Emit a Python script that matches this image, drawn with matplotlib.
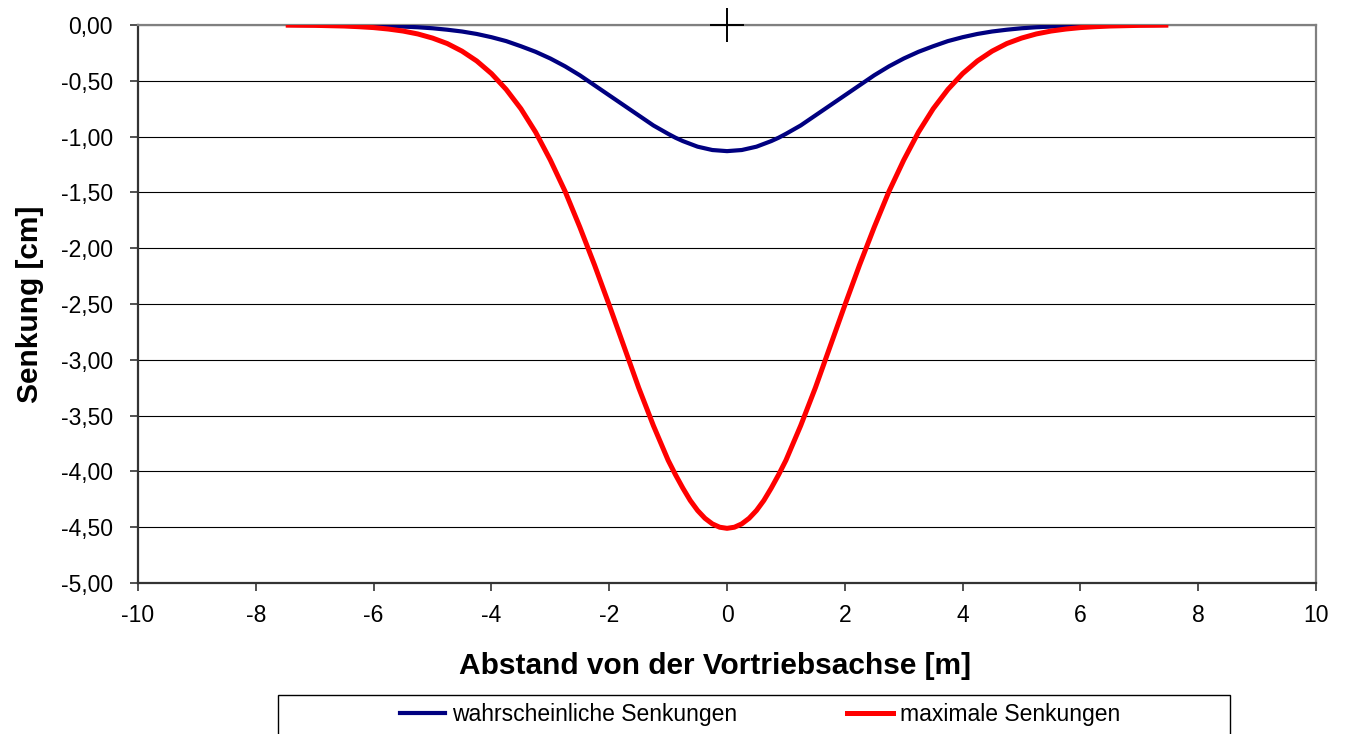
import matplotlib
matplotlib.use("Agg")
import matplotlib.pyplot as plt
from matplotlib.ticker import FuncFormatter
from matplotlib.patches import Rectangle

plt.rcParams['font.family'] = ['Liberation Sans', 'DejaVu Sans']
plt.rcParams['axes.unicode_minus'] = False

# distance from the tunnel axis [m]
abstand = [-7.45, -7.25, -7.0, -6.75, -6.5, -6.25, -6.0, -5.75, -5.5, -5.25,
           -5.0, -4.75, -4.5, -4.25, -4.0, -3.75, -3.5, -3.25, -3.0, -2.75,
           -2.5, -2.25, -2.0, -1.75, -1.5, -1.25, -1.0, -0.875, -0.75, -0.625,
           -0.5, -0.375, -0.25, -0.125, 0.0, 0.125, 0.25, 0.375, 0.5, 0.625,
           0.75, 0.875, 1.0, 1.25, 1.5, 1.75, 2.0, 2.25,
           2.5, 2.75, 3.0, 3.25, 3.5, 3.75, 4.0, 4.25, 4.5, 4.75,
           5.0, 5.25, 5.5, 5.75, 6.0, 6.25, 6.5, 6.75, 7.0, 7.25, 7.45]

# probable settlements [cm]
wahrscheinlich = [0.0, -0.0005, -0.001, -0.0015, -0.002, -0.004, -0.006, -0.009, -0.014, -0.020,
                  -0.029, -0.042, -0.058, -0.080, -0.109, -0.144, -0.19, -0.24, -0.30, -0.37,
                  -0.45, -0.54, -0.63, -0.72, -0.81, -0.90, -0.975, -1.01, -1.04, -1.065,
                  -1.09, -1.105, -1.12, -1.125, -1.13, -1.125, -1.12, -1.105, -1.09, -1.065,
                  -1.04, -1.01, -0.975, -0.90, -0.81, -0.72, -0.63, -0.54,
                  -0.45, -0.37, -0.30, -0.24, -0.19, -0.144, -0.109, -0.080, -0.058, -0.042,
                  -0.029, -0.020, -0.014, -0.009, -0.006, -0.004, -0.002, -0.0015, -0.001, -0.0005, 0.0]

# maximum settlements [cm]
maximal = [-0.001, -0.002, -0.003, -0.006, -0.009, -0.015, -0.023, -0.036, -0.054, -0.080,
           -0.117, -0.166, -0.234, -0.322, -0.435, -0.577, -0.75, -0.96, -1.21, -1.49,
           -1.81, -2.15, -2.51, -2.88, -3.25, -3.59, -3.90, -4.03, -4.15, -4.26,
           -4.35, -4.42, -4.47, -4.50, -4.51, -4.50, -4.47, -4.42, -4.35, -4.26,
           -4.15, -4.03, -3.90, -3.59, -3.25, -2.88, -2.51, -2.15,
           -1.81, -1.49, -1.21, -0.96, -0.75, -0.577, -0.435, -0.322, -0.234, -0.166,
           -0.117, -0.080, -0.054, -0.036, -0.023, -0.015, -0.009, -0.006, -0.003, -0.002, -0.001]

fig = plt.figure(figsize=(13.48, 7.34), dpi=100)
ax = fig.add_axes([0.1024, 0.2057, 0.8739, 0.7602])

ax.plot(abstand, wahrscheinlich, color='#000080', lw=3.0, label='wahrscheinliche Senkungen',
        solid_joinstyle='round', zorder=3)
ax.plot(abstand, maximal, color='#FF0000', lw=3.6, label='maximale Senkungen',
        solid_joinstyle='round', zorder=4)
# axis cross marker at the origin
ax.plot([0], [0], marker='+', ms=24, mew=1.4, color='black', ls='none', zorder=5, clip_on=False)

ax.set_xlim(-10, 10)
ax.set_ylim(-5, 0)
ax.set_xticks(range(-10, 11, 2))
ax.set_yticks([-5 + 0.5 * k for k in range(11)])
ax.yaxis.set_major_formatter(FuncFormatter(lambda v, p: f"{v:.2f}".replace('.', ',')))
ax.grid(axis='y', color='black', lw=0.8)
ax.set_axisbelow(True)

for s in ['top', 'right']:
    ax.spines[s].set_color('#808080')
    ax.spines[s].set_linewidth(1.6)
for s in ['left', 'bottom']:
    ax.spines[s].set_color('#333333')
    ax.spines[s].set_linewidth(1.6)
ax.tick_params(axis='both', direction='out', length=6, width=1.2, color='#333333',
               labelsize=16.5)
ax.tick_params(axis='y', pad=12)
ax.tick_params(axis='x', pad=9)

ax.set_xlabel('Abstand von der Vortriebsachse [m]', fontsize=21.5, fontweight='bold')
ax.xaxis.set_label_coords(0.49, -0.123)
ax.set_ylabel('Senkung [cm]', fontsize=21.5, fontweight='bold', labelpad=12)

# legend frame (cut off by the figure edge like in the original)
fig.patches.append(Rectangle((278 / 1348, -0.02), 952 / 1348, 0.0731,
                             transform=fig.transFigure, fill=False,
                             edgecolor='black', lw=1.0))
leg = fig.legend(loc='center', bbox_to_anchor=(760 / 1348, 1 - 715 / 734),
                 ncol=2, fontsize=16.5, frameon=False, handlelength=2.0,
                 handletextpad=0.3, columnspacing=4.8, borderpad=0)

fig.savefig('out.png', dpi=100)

★ ★ ★ ★ ★ ★ ★

Write out again, exactly, the lines from the start of the listing up to the line containing "plt.rcParams['axes.unicode_minus'] = False", with both ends and without pictures.

> [EXERCISE RESULT]
Emit a Python script that matches this image, drawn with matplotlib.
import matplotlib
matplotlib.use("Agg")
import matplotlib.pyplot as plt
from matplotlib.ticker import FuncFormatter
from matplotlib.patches import Rectangle

plt.rcParams['font.family'] = ['Liberation Sans', 'DejaVu Sans']
plt.rcParams['axes.unicode_minus'] = False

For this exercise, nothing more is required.